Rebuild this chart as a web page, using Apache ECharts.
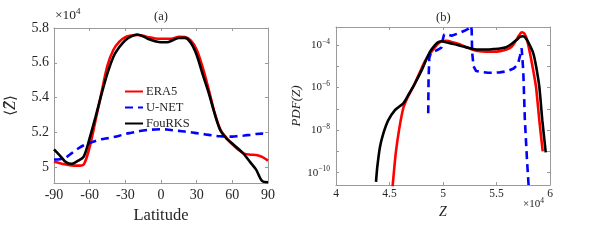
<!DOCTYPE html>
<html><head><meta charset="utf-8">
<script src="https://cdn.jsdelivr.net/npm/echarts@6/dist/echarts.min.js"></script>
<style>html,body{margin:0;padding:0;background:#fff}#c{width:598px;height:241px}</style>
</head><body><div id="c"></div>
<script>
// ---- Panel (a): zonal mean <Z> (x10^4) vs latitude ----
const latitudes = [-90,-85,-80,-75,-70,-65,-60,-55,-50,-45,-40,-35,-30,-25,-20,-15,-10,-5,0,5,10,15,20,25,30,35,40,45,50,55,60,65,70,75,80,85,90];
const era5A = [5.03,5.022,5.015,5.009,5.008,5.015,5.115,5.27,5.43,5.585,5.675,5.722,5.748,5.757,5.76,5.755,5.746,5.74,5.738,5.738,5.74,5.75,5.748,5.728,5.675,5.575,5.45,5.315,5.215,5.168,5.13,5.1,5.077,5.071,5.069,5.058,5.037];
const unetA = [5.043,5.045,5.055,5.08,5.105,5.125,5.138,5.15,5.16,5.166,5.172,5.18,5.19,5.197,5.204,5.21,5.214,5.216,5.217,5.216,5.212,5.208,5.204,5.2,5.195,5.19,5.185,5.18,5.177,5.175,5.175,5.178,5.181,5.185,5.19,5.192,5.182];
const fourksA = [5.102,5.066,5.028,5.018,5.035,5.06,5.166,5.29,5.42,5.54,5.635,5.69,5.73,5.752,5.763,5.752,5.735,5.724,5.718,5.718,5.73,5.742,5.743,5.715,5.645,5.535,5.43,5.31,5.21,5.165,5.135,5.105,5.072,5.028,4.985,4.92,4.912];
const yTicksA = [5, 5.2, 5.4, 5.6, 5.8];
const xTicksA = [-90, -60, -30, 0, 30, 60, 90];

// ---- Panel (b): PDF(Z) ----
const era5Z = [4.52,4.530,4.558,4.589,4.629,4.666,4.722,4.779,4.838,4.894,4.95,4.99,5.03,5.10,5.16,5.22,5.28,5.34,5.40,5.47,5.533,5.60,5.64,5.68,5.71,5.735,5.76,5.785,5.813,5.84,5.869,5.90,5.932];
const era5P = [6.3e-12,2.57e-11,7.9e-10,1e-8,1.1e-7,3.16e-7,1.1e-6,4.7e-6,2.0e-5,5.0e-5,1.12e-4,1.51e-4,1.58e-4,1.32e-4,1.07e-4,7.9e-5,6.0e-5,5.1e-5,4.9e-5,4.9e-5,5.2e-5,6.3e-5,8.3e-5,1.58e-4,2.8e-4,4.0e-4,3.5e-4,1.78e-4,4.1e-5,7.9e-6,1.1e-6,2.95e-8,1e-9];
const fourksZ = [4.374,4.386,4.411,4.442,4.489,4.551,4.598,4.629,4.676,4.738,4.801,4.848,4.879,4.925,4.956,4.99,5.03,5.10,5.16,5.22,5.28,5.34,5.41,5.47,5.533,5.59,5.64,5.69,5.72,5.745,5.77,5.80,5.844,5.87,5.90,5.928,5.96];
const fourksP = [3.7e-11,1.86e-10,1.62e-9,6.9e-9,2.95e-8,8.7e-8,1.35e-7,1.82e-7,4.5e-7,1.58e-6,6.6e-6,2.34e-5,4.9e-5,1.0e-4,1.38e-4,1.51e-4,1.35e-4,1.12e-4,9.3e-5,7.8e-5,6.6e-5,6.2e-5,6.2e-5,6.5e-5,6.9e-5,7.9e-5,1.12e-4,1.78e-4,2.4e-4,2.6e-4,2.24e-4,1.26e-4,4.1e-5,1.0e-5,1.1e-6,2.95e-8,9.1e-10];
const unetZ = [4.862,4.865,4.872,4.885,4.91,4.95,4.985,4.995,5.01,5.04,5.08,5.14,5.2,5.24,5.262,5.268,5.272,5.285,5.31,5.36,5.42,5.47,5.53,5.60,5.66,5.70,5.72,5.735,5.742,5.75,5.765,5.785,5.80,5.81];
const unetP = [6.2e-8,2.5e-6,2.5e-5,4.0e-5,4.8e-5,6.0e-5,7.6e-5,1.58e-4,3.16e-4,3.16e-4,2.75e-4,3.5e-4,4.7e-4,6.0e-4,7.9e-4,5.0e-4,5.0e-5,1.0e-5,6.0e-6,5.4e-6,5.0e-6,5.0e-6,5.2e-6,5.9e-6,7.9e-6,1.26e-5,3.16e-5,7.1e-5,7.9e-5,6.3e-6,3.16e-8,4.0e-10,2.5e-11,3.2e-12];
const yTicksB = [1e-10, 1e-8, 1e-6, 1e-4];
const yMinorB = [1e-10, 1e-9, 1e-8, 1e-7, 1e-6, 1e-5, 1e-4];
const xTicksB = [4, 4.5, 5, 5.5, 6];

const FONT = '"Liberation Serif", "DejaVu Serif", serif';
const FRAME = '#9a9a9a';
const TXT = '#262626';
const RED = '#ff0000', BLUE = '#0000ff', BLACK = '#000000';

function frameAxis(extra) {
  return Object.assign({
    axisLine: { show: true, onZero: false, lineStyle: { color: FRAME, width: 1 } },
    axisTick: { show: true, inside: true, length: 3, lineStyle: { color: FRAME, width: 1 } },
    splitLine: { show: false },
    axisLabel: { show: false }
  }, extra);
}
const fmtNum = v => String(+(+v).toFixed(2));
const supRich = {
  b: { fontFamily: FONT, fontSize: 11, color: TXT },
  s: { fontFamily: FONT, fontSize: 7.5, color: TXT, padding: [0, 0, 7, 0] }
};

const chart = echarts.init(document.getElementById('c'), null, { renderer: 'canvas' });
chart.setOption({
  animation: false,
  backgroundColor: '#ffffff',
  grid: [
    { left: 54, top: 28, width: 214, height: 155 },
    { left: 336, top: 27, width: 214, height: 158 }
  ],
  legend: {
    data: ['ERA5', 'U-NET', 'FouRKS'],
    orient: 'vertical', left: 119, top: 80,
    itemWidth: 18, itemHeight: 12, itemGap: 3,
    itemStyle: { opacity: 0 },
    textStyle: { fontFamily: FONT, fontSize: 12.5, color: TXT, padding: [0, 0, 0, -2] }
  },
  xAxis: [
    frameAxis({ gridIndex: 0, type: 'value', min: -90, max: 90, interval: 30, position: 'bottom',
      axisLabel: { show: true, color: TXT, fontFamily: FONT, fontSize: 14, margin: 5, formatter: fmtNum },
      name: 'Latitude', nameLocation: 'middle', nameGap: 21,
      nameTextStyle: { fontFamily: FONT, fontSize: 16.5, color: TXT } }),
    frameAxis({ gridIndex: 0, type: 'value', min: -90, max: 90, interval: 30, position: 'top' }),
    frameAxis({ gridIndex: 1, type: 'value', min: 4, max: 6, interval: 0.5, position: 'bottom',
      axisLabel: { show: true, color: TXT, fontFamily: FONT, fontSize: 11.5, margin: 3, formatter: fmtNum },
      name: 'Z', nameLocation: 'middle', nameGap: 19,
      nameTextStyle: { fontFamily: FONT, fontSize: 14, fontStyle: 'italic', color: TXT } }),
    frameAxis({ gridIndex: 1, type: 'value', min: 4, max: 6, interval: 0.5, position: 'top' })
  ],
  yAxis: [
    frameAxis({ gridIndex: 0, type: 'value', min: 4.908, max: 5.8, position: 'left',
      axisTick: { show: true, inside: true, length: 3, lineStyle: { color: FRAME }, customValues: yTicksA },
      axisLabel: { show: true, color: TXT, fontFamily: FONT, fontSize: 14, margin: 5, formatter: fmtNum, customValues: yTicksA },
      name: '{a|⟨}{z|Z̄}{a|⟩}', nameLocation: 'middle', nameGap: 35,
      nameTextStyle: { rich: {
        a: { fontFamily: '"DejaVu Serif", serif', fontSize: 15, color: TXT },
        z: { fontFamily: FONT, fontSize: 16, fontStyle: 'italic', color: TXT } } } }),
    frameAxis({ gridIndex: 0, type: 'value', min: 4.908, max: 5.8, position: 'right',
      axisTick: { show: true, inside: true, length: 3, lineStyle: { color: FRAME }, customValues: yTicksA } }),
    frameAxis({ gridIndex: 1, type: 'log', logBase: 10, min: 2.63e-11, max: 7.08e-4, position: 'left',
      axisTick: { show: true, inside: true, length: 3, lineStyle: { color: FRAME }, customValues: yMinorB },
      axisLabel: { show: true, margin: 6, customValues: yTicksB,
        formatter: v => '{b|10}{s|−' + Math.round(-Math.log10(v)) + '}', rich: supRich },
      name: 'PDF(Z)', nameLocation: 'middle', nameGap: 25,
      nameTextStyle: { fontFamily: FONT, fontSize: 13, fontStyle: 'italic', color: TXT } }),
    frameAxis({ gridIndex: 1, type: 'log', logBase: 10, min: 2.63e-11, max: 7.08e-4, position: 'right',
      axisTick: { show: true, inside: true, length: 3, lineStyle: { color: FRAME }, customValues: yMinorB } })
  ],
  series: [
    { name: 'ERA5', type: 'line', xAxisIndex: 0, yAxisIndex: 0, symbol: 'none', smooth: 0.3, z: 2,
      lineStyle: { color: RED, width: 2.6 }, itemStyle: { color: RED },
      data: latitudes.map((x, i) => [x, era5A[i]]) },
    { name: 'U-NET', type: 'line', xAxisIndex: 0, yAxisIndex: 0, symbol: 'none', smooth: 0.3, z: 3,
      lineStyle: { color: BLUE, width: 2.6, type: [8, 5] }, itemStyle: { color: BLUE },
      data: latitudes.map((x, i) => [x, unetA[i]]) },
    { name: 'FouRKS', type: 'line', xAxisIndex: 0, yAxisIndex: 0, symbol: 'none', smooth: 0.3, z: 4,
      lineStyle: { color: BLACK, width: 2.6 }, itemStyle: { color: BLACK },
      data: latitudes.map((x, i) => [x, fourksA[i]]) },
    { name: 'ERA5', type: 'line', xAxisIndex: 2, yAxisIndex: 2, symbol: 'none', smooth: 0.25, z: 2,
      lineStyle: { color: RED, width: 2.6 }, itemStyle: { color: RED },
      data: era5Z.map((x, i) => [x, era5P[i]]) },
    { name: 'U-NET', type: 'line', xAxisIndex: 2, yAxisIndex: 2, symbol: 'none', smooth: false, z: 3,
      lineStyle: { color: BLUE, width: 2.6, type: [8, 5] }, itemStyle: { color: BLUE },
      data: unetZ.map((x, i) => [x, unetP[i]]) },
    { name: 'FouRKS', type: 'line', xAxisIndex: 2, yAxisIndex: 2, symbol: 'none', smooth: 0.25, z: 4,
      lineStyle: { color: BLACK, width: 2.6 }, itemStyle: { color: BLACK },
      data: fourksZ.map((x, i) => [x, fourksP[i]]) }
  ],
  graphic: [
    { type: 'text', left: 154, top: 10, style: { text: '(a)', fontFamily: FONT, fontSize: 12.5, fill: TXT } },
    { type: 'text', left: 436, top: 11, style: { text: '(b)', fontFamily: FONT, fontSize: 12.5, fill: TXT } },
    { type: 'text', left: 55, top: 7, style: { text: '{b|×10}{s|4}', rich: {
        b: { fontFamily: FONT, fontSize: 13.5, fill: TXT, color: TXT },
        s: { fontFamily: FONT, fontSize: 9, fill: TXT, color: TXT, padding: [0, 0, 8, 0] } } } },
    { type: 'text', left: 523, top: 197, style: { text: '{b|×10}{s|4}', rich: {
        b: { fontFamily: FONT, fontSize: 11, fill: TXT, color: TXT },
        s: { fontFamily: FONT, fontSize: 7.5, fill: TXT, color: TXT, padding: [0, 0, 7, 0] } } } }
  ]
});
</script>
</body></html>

* * *

§ Written request
Skip the pictures and restate exactly the lines from the beginning of the listing to the line with "const xTicksA = [-90, -60, -30, 0, 30, 60, 90];", that line included.

§ The reply
Rebuild this chart as a web page, using Apache ECharts.
<!DOCTYPE html>
<html><head><meta charset="utf-8">
<script src="https://cdn.jsdelivr.net/npm/echarts@6/dist/echarts.min.js"></script>
<style>html,body{margin:0;padding:0;background:#fff}#c{width:598px;height:241px}</style>
</head><body><div id="c"></div>
<script>
// ---- Panel (a): zonal mean <Z> (x10^4) vs latitude ----
const latitudes = [-90,-85,-80,-75,-70,-65,-60,-55,-50,-45,-40,-35,-30,-25,-20,-15,-10,-5,0,5,10,15,20,25,30,35,40,45,50,55,60,65,70,75,80,85,90];
const era5A = [5.03,5.022,5.015,5.009,5.008,5.015,5.115,5.27,5.43,5.585,5.675,5.722,5.748,5.757,5.76,5.755,5.746,5.74,5.738,5.738,5.74,5.75,5.748,5.728,5.675,5.575,5.45,5.315,5.215,5.168,5.13,5.1,5.077,5.071,5.069,5.058,5.037];
const unetA = [5.043,5.045,5.055,5.08,5.105,5.125,5.138,5.15,5.16,5.166,5.172,5.18,5.19,5.197,5.204,5.21,5.214,5.216,5.217,5.216,5.212,5.208,5.204,5.2,5.195,5.19,5.185,5.18,5.177,5.175,5.175,5.178,5.181,5.185,5.19,5.192,5.182];
const fourksA = [5.102,5.066,5.028,5.018,5.035,5.06,5.166,5.29,5.42,5.54,5.635,5.69,5.73,5.752,5.763,5.752,5.735,5.724,5.718,5.718,5.73,5.742,5.743,5.715,5.645,5.535,5.43,5.31,5.21,5.165,5.135,5.105,5.072,5.028,4.985,4.92,4.912];
const yTicksA = [5, 5.2, 5.4, 5.6, 5.8];
const xTicksA = [-90, -60, -30, 0, 30, 60, 90];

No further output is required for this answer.